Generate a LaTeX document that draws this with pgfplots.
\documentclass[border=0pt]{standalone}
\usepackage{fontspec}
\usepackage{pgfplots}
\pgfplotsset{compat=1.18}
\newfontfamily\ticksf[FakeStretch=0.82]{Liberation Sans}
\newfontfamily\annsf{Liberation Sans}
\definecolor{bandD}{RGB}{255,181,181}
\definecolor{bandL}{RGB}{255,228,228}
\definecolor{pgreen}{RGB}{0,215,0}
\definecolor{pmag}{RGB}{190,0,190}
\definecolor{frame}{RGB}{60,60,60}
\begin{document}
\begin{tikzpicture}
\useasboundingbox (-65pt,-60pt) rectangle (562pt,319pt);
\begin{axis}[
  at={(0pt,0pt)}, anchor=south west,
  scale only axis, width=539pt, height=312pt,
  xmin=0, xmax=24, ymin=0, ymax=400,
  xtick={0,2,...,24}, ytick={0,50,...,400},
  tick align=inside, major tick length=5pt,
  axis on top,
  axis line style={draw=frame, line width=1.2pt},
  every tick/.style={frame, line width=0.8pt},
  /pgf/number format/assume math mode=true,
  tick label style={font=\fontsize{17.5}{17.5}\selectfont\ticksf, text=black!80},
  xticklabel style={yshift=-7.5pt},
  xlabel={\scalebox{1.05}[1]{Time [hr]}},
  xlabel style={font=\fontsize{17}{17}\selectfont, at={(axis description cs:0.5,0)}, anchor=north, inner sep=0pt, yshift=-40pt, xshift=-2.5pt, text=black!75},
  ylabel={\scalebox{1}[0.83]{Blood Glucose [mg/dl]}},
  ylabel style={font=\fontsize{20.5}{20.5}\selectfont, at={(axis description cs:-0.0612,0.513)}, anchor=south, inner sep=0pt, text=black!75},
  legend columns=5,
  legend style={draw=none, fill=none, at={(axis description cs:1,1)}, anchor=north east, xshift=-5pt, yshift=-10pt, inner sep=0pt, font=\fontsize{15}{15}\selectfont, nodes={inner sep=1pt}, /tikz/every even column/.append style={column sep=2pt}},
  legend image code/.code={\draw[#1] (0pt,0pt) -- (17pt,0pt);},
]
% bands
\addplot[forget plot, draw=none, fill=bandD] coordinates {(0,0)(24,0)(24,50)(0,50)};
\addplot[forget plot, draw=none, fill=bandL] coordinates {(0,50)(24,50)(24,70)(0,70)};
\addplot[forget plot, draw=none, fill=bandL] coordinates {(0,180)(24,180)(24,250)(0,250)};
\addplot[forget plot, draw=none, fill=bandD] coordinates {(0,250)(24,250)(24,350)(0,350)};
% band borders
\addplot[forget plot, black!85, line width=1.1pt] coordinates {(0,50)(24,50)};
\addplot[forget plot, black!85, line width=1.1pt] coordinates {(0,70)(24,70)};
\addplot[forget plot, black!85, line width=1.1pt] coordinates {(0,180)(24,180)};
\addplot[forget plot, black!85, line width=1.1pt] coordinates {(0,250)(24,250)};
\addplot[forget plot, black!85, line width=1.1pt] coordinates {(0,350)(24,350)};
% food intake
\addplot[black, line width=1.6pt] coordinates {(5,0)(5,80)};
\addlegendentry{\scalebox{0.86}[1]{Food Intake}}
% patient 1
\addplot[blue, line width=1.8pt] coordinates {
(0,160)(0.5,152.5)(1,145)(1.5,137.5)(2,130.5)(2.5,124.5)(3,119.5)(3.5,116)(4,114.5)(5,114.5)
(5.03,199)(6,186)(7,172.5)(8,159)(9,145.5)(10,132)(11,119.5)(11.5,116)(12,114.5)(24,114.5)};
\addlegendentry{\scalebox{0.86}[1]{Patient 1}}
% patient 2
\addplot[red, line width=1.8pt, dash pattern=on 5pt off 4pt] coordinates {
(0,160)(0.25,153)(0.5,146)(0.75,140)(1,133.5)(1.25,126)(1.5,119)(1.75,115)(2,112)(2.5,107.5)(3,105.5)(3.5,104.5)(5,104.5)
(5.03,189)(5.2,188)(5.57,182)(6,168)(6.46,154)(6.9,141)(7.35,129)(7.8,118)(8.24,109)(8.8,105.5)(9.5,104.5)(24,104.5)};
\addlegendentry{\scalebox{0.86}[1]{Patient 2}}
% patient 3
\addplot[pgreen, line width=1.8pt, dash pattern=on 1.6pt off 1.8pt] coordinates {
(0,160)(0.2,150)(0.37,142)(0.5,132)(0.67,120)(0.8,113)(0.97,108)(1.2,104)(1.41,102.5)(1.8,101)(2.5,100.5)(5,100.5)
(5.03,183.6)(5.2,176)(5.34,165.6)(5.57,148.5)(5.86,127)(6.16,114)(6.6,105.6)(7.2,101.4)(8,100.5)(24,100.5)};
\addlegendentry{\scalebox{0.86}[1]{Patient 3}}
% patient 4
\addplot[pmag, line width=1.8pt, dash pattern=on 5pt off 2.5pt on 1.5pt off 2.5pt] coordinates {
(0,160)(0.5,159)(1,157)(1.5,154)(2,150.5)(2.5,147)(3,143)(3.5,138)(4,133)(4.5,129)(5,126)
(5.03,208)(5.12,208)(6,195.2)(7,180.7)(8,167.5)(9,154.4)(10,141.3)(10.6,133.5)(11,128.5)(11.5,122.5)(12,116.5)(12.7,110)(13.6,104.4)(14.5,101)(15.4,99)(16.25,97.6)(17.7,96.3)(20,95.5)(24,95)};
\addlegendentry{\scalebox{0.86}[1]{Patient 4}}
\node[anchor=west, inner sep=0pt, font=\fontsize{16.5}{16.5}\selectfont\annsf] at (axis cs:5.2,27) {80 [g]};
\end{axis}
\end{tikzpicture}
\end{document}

—————

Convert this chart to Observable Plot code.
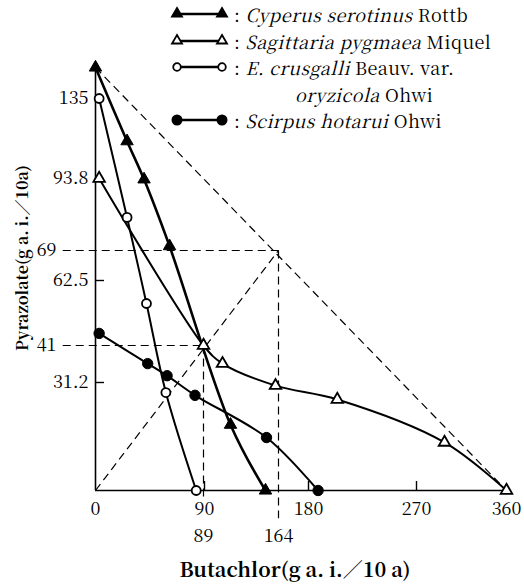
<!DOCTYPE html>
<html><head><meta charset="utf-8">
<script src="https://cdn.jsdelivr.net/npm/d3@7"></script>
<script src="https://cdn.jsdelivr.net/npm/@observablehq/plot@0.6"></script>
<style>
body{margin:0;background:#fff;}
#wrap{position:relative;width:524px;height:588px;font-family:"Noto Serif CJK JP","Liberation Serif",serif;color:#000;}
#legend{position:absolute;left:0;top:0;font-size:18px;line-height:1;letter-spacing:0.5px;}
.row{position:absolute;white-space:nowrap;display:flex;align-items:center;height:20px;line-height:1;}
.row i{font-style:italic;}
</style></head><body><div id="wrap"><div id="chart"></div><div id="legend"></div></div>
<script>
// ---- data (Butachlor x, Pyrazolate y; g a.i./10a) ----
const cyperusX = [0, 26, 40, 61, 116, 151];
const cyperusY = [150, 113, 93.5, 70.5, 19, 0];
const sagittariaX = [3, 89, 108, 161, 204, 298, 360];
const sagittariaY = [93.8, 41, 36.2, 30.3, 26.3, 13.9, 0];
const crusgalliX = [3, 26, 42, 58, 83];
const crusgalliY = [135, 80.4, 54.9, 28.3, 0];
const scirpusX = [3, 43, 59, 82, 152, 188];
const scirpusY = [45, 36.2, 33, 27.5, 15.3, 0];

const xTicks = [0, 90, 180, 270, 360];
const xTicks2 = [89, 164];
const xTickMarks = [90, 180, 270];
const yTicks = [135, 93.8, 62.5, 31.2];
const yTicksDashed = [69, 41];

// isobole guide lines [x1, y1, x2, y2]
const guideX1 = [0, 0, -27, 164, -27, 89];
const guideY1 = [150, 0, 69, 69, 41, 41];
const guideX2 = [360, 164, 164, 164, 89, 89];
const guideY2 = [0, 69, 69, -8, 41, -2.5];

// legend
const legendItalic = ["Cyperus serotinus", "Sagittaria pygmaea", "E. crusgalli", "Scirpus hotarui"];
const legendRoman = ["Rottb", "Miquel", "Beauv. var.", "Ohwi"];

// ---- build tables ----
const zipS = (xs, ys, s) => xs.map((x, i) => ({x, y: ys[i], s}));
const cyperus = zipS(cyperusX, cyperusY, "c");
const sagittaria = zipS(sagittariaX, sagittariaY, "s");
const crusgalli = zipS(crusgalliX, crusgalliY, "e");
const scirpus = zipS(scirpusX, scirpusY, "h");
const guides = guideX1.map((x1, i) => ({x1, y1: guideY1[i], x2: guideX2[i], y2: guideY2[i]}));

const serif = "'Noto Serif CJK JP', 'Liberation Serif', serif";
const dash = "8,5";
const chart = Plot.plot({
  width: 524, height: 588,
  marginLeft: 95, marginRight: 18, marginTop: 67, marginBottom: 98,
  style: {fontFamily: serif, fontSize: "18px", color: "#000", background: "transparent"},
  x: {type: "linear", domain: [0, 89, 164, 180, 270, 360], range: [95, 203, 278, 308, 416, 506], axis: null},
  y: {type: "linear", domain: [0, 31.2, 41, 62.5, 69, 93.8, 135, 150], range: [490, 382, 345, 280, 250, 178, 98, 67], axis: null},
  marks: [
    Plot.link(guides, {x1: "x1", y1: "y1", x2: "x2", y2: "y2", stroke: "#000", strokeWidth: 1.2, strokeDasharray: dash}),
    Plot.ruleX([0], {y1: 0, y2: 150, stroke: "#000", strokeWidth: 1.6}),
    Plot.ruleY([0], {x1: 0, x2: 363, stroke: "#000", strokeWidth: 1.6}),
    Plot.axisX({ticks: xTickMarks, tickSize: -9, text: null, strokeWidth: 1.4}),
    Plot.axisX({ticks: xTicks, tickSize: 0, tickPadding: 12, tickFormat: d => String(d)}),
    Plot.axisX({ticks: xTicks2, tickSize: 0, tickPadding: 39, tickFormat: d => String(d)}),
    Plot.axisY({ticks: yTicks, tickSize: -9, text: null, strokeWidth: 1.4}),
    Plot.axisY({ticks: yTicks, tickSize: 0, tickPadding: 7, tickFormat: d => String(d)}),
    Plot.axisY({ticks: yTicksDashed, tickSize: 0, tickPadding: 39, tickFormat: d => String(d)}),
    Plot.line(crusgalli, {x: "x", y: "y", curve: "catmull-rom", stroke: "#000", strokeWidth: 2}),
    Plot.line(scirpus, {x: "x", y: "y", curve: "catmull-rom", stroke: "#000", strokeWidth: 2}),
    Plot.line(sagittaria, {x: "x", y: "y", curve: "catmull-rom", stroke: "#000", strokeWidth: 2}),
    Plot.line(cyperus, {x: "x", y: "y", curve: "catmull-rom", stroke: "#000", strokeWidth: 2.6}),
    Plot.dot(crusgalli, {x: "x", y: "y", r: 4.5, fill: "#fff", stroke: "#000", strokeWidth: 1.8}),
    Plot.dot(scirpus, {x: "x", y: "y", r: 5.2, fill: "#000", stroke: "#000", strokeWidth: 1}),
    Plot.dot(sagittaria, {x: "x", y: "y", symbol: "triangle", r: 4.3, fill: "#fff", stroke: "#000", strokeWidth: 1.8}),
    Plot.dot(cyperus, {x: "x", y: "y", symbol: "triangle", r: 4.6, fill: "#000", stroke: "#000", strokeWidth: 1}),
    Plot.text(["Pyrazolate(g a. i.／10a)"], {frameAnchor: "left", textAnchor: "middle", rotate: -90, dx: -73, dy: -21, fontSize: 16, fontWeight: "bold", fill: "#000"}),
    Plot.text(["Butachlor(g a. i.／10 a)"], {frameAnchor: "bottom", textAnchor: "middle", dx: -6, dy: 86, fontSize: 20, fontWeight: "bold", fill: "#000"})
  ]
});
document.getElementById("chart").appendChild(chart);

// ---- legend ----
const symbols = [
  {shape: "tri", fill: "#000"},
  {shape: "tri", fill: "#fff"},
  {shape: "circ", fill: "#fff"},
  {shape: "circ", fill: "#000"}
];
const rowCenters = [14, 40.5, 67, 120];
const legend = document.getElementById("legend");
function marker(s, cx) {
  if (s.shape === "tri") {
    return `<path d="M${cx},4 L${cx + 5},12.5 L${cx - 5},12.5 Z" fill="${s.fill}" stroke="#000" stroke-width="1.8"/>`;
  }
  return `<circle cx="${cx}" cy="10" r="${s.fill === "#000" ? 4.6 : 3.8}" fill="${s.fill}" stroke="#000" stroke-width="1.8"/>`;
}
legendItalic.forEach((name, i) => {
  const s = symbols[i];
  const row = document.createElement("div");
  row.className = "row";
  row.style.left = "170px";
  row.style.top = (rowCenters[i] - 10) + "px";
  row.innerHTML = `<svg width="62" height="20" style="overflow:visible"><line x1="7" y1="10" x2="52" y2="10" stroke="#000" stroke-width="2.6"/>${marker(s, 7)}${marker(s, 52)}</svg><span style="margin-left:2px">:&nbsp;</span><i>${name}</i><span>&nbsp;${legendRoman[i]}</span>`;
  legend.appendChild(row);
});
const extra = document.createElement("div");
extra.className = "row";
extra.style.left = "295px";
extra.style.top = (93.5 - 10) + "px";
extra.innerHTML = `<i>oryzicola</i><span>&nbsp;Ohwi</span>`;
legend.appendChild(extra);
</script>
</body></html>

—————

• [Short problem]
Only the number is wanted: how many lines in the data include the word "this"?

• [Solution]
2